La condition urbaine porte en elle une indéniable dynamique ; il n’y a point de condition urbaine sans activités, sans aléas, sans mouvements des êtres. Le parler urbain exprime ce premier trait de la condition urbaine, il gagne en vitesse, en rapidité, il suit le rythme, le flow comme on dit en Rap, avec des mots qui sont de plus en plus simplifiés.
De plus, il n’y a point de condition urbaine non plus sans cadre particulier. Ici nous évoquons les villes périphériques, les banlieues et leurs bâtiments cubiques aux fenêtres carrées et loggias - qui n’ont plus rien à voir avec celles d’Italie -, cachées en effet de moitié par les paraboles grisâtres, usées par le temps, pointant désespérément vers le ciel, dans l’espoir d’un salut prochain.
Le “paysage urbain”, très technique, très segmenté, est à l’origine d’une atmosphère où l’être est obligé de vivre en compagnie de la technique, vivre “techniquement”. Le parler urbain est technique, mécanique, segmenté, il montre que l’être est face à cette obligation, presque une nécessité qu’il subit.
Et pourtant, en même temps, il s’en détache et crée autre chose. Ce qui conduit à une autre petite remarque pour clore cette partie. C’est de dire que le parler urbain, parce qu’il exprime la condition urbaine de certains urbains, est une façon de faire remonter leurs maux, souvent inconscients, et faire par conséquent, efficacement ou pas, leur propre thérapie.

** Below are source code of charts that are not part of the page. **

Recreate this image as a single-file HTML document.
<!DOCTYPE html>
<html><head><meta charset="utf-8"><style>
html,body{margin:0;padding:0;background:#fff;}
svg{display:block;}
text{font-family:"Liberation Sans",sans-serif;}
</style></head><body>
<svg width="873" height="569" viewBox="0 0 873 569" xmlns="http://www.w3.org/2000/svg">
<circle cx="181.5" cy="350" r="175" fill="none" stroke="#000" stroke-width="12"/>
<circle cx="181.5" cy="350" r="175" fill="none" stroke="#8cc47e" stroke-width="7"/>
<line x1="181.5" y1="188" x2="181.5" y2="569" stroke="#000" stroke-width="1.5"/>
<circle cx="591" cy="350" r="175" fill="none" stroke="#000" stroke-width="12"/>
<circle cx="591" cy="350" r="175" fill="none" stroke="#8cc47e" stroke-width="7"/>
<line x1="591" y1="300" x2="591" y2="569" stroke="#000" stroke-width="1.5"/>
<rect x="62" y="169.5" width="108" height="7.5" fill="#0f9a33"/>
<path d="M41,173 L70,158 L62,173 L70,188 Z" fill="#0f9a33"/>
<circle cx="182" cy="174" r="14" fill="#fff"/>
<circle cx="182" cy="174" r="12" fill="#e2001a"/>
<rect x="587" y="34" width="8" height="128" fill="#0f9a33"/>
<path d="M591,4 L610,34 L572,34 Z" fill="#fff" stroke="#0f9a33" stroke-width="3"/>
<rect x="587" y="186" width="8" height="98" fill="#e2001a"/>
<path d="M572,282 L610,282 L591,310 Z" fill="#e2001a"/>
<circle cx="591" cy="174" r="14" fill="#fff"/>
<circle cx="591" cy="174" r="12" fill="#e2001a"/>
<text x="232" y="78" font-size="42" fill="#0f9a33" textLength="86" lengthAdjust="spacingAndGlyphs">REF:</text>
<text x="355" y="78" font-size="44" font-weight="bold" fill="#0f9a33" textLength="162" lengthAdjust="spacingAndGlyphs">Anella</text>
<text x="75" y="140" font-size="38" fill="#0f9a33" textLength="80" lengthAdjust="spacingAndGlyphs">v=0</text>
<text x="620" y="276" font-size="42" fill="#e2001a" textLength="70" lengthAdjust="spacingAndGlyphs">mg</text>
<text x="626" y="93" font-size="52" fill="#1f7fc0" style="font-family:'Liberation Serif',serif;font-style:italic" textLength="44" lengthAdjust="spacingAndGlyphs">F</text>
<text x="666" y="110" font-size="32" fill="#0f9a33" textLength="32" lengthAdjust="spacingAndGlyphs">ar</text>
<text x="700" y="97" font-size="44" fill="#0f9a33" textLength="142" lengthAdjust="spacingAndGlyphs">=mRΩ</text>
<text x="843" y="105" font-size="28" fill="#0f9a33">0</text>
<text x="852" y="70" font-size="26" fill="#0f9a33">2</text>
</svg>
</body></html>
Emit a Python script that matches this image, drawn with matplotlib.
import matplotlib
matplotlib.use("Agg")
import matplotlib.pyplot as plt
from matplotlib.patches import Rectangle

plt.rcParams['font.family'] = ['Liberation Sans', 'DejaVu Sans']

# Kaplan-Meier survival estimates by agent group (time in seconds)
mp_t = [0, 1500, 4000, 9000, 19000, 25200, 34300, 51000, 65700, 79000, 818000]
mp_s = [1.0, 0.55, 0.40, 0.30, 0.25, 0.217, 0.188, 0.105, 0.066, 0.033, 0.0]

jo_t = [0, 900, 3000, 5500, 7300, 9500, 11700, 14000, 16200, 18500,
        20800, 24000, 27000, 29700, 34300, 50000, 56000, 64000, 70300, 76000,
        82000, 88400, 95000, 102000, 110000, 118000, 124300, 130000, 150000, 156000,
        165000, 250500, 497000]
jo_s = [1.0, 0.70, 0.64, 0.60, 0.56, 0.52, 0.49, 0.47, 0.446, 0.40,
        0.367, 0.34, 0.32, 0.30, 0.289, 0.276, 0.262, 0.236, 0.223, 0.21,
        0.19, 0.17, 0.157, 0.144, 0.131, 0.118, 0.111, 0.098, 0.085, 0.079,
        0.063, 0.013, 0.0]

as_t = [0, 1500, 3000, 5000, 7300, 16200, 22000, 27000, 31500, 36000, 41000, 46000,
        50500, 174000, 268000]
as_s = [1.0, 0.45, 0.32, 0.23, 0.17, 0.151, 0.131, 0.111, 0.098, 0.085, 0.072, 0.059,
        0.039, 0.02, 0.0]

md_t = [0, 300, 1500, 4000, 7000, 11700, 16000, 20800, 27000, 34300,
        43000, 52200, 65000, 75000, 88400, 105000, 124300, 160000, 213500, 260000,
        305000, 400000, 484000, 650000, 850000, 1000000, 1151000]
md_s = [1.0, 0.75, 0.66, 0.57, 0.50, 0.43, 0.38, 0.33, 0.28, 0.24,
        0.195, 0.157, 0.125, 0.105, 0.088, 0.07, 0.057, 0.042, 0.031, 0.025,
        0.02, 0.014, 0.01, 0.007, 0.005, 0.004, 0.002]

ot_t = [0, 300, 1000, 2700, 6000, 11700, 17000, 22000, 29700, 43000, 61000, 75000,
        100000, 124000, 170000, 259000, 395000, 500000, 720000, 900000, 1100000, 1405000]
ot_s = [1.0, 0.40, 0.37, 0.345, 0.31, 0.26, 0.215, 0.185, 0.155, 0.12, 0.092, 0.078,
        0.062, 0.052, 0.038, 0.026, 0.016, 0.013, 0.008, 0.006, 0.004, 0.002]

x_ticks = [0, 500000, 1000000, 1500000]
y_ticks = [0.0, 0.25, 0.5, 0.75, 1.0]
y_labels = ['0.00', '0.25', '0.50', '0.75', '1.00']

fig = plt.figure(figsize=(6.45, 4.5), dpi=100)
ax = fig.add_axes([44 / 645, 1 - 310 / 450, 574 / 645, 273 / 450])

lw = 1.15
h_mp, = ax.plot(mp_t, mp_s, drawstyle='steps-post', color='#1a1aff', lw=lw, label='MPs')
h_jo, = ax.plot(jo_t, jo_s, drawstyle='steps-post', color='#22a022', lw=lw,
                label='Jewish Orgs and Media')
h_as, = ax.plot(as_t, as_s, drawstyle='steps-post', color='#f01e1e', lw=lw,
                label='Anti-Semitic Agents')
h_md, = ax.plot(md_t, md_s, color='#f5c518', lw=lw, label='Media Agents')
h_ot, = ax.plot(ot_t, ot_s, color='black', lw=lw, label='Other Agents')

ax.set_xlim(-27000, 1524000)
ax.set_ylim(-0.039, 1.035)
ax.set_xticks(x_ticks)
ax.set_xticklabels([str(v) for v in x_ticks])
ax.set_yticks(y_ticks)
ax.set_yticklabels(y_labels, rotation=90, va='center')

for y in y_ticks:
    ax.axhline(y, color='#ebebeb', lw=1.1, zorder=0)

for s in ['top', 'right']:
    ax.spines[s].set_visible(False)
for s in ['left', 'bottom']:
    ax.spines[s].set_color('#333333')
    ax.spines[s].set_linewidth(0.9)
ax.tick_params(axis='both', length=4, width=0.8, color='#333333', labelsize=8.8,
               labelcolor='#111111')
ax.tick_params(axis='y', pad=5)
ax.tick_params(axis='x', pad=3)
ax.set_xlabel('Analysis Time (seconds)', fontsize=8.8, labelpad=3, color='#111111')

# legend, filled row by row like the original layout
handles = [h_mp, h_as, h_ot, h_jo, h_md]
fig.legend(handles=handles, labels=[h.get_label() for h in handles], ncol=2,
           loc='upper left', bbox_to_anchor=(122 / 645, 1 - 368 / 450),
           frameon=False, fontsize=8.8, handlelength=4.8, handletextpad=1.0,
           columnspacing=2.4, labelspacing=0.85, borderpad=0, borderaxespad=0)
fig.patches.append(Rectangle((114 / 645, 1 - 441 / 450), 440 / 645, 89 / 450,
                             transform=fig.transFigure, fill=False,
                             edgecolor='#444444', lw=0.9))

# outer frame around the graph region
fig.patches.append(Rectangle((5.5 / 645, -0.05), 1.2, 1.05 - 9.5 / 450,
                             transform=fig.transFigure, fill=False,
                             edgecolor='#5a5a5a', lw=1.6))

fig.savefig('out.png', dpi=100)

Le parler urbain comme expression des origines

Le parler urbain fait selon moi office de véritable transition. Il exprime un passage ; il est à la fois revendication des origines et expression de la situation actuelle. Il est synthétise culture originaire et actuelle culture banlieusarde, renouvelée.
Le parler urbain rassemble la volonté de revendiquer d’où l’on vient et l’affirmation de qui l’on est actuellement.
Il garde toute sa légitimité, par le fait qu’il insiste sur l’importance des origines de l’homme. S’il semble à ce point provocateur, s’il irrite profondément certains individus, c’est aussi parce qu’il puise toute sa puissance dans les origines.

Le parle urbain, une expression qui s’universalise

Parlons de tous ces nouveaux moyens de communication - le langage SMS, Internet, Messenger... - qui permettent donc au parler urbain de s’étendre considérablement.
Mais n’a-t-on pas affaire aussi à une véritable usure du mot, raison courante de la stigmatisation du parler urbain, qui selon un premier point de vue tendrait à s’effondrer ?
Le parler urbain, par ces nouveaux moyens de communication, s’effriterait du fait de ses mots qui s’usent et qui perdent en sens. La transmission rapide des messages expliquerait ce fait qu’ils perdent en sens, en richesse, la vitesse altère les parlers et notamment le parler urbain.
Langage SMS est rapide, simple, efficace, instantané ; mais que dire de riche, de pertinent dans l’instantané ? Rien ! « - Oui, tu fais quoi ? - Rien, et toi ?... ».
Cependant, nous pourrions aussi dire que les NTIC, véhiculant les mots et universalisant le parler urbain, permettent quand même une certaine montée en puissance de ce dernier.
Assistons-nous par conséquent à une l’émergence, avec le langage urbain, d’un nouveau langage, ou à la mise en péril de ce dernier ?
D’autant qu’il n’est plus réservé à la population urbaine, comme des patois locaux, nous constatons aujourd’hui qu’il s’étend en particulier à toute une jeunesse. On peut se demander si la question portant sur l’origine de l’être à présent urbain ne passe pas en un second plan, au profit de l’idée de rébellion et de l’affirmation outrancière du moi.

Conclusion

Je dirai que l’extension du parler urbain constitue un processus qui finira peut-être par dénaturer le langage. Aujourd’hui, si l’urbanité porte en elle une énergie véritable, chose que l’on ne peut pas nier, son mode d’expression est plus difficilement caractérisable, définissable.
Si le parler urbain est issu de certaines oppositions culturelles, il devient culturel lui-même et il est plus sensible au processus d’uniformisation, qui le réduira peut-être.